An obvious question is, how do Log Frequency results compare with Slanted-edge SFR (identical to the standard SFR module)? The comparison is easy to make because the test target contains low and high contrast slanted-edge charts as well as Log Frequency-Contrast charts.
Some divergence is expected because of nonlinear signal processing, which is widespread in digital cameras: most digital cameras, especially compacts, process the signal differently in the presence or absence of contrasty edges. In the presence of a contrasty edge the image is sharpened: high spatial frequencies are boosted. In the absence of a contrasty edge noise reduction is applied, i.e., the image is blurred; high spatial frequencies are attenuated. Since the Log Frequency pattern doesn’t resemble an edge it’s difficult to predict exactly how the different methods will compare.

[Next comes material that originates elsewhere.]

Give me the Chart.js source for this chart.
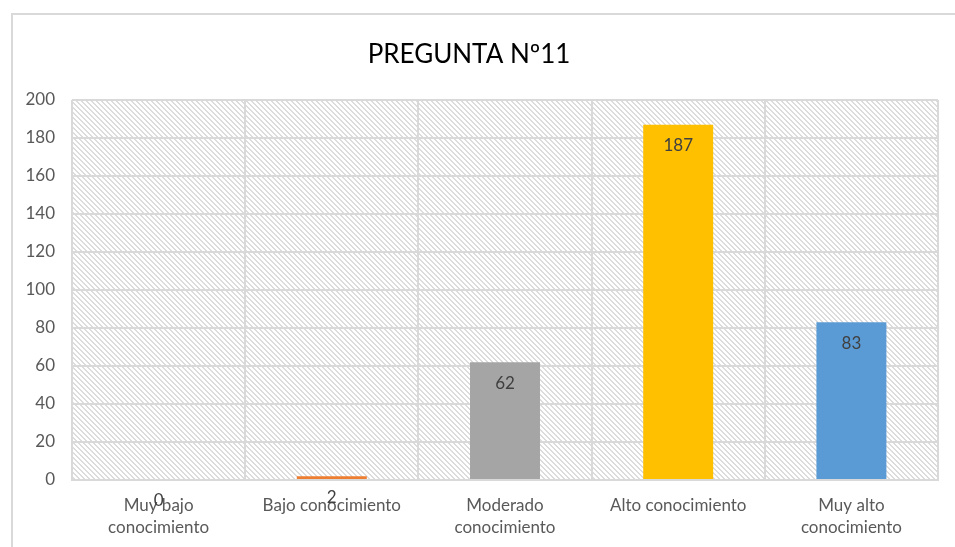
<!DOCTYPE html>
<html>
<head>
<meta charset="utf-8">
<script src="https://cdn.jsdelivr.net/npm/chart.js@4.4.1/dist/chart.umd.min.js"></script>
<style>
  html,body{margin:0;padding:0;background:#fff;overflow:hidden;}
  #wrap{position:absolute;left:0;top:0;width:955px;height:547px;}
  #frame{position:absolute;left:11px;top:13px;width:960px;height:600px;border:2px solid #d9d9d9;box-sizing:border-box;pointer-events:none;}
</style>
</head>
<body>
<div id="wrap"><canvas id="c" width="955" height="547"></canvas></div>
<div id="frame"></div>
<script>
const titleText = "PREGUNTA Nº11";
const categories = [["Muy bajo","conocimiento"],"Bajo conocimiento",["Moderado","conocimiento"],"Alto conocimiento",["Muy alto","conocimiento"]];
const values = [0, 2, 62, 187, 83];
const barColors = ["#5B9BD5","#ED7D31","#A5A5A5","#FFC000","#5B9BD5"];
const yMin = 0, yMax = 200, yStep = 20;

const FONT = "Lato, 'Open Sans', sans-serif";

function makeHatch(ctx){
  const p = document.createElement('canvas');
  p.width = 5; p.height = 5;
  const g = p.getContext('2d');
  g.fillStyle = '#ffffff'; g.fillRect(0,0,5,5);
  g.fillStyle = '#dcdcdc';
  for(let i=0;i<5;i++){ g.fillRect(i,i,1,1); g.fillRect((i+1)%5,i,1,1); }
  return ctx.createPattern(p,'repeat');
}

const hatchPlugin = {
  id:'hatch',
  beforeDraw(chart){
    const {ctx, chartArea:a} = chart;
    ctx.save();
    ctx.fillStyle = makeHatch(ctx);
    ctx.fillRect(a.left, a.top, a.right-a.left, a.bottom-a.top);
    ctx.restore();
  }
};

const labelPlugin = {
  id:'vals',
  afterDatasetsDraw(chart){
    const ctx = chart.ctx;
    const meta = chart.getDatasetMeta(0);
    ctx.save();
    ctx.font = "17px " + FONT;
    ctx.fillStyle = "#404040";
    ctx.textAlign = "center";
    ctx.textBaseline = "middle";
    meta.data.forEach((bar,i)=>{
      ctx.fillText(String(values[i]), bar.x, bar.y + 21);
    });
    ctx.restore();
  }
};

new Chart(document.getElementById('c'), {
  type:'bar',
  data:{
    labels: categories,
    datasets:[{
      data: values,
      backgroundColor: barColors,
      borderWidth: 0,
      barPercentage: 0.404,
      categoryPercentage: 1.0
    }]
  },
  plugins:[hatchPlugin, labelPlugin],
  options:{
    responsive:false,
    animation:false,
    layout:{padding:{left:0,right:17,top:0,bottom:0}},
    plugins:{
      legend:{display:false},
      tooltip:{enabled:false},
      title:{
        display:true,
        text:titleText,
        color:"#000000",
        font:{family:FONT,size:26,weight:'normal',lineHeight:1.2},
        padding:{top:39,bottom:29.8}
      }
    },
    scales:{
      x:{
        grid:{color:"#d9d9d9",lineWidth:2,drawTicks:false,offset:true},
        border:{display:true,color:"#d9d9d9",width:2},
        ticks:{color:"#595959",font:{family:FONT,size:17,lineHeight:1.3},padding:14,maxRotation:0,autoSkip:false},
        afterFit(s){ s.height = 67; }
      },
      y:{
        min:yMin,max:yMax,
        grid:{color:"#d9d9d9",lineWidth:2,drawTicks:false},
        border:{display:false},
        ticks:{stepSize:yStep,color:"#595959",font:{family:FONT,size:17},padding:17},
        afterFit(s){ s.width = 72; }
      }
    }
  }
});
</script>
</body>
</html>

But we have a clue from Log F-Contrast. The MTFnn values for the EOS-20D at ISO 100 (shown on the right) change relatively little with chart contrast, in strong distinction to the compact Panasonic TZ1, especially at ISO 800, which shows considerable nonlinear processing.
The low contrast (2:1) slanted-edge MTF is shown on the right. Although its shape is slightly different from the Log Frequency results (see MTF with linear frequency scale, above), MTFnn results are remarkably close: MTF50 is 0.347 vs. 0.381 c/p; MTF20 is 0.425 vs. is 0.444 c/p. The high contrast edge, below right, has similar MTF50 but much higher MTF20.
There are several reasons why the different charts may give different results. In all cases the slanted-edge measurement are more accurate, though of course it represents MTF at edges and not in the presence of gradually-varying features.
Despite these factors, a reasonable match between the different methods can be obtained if nonlinear signal processing is not strong.
MTFnn from Log F-Contrast:
shows little change with chart contrast
MTF from low-contrast (2:1) slanted edge
MTF from high-contrast (20:1) slanted edge
Second-order interpolation, illustrated below, is used in detecting peaks at spatial frequencies between 0.06 and 0.5 cycles/pixel It increases the peak amplitude for detected peaks between sampling points.. At lower frequencies it does little to improve accuracy because the signal varies slowly. It also has no benefit above the Nyquist frequency (0,5 cycles/pixel), where the signal consists of noise and aliasing. The red dots in the illustration show the peak amplitudes corrected with second order interpolation (with uncorrected peak locations).
The peak and its two adjacent points are assumed to fit the equation, y = ax2 + bx + c. The actual peak location is xp = –b/2a (x2 is shown in the above plot). The peak amplitude is ap = b2/2a + c.
Smoothing. The MTF & Moiré displays contain two curves: unsmoothed (thin dashed lines) and smoothed (thick solid lines). The smoothed curves are emphasized because the roughness in the unsmoothed curves is entirely an artifact of the calculations, resulting from sampling phase and noise— irregularities can result from noise on a single peak. Irregularities are reduced, but not eliminated, by second-order interpolation. It is important to realize that the features of the unsmoothed curve have no physical meaning.
(This section was adapted from normankoren.com.)
The Nyquist sampling theorem states that if a signal is sampled at a rate dscan and is strictly band-limited at a cutoff frequency fC no higher than dscan/2, the original analog signal can be exactly reconstructed. The frequency fN = dscan/2 is called the Nyquist frequency. By definition fN is always 0.5 cycles/pixel.
The first sensor null (the frequency where a complete cycle of the signal covers one sample, hence must be zero regardless of phase) is twice the Nyquist frequency. The sensor’s average sensitivity (the average of all sampling phases) at the Nyquist frequency can be quite large.
Signal energy above fN is aliased— it appears as artificially low frequency signals in repetitive patterns, typically visible as moiré patterns. In non-repetitive patterns aliasing appears as jagged diagonal lines— “the jaggies” (a less severe form of image degradation). The figure below illustrates how response above the Nyquist frequency leads to aliasing.
In this simplified example, sensor pixels are shown as alternating pink and cyan zones in the middle row. By definition the Nyquist frequency is 1 cycle in 2 pixels = 0.5 cycles/pixel. The signal (top row; 3 cycles in 4 pixels) is 3/2 the Nyquist frequency, but the sensor response (bottom row) is half the Nyquist frequency (1 cycle in 4 pixels)— the wrong frequency. It is aliased.
Many digital camera sensors have anti-aliasing or lowpass filters to reduce response above Nyquist. Anti-aliasing filters blur the image slightly, i.e., they reduce resolution. Sharp cutoff filters don’t exist in optics as they do in electronics, so some residual aliasing remains, especially with very sharp lenses. The design of anti-aliasing filters involves a tradeoff between sharpness and aliasing (with cost thrown in).
The Foveon sensor used in Sigma DSLRs is sensitive to all three colors at each pixel site. It also has no anti-aliasing filter and high MTF at Nyquist, but aliasing is far less visible because it is monochrome, not color.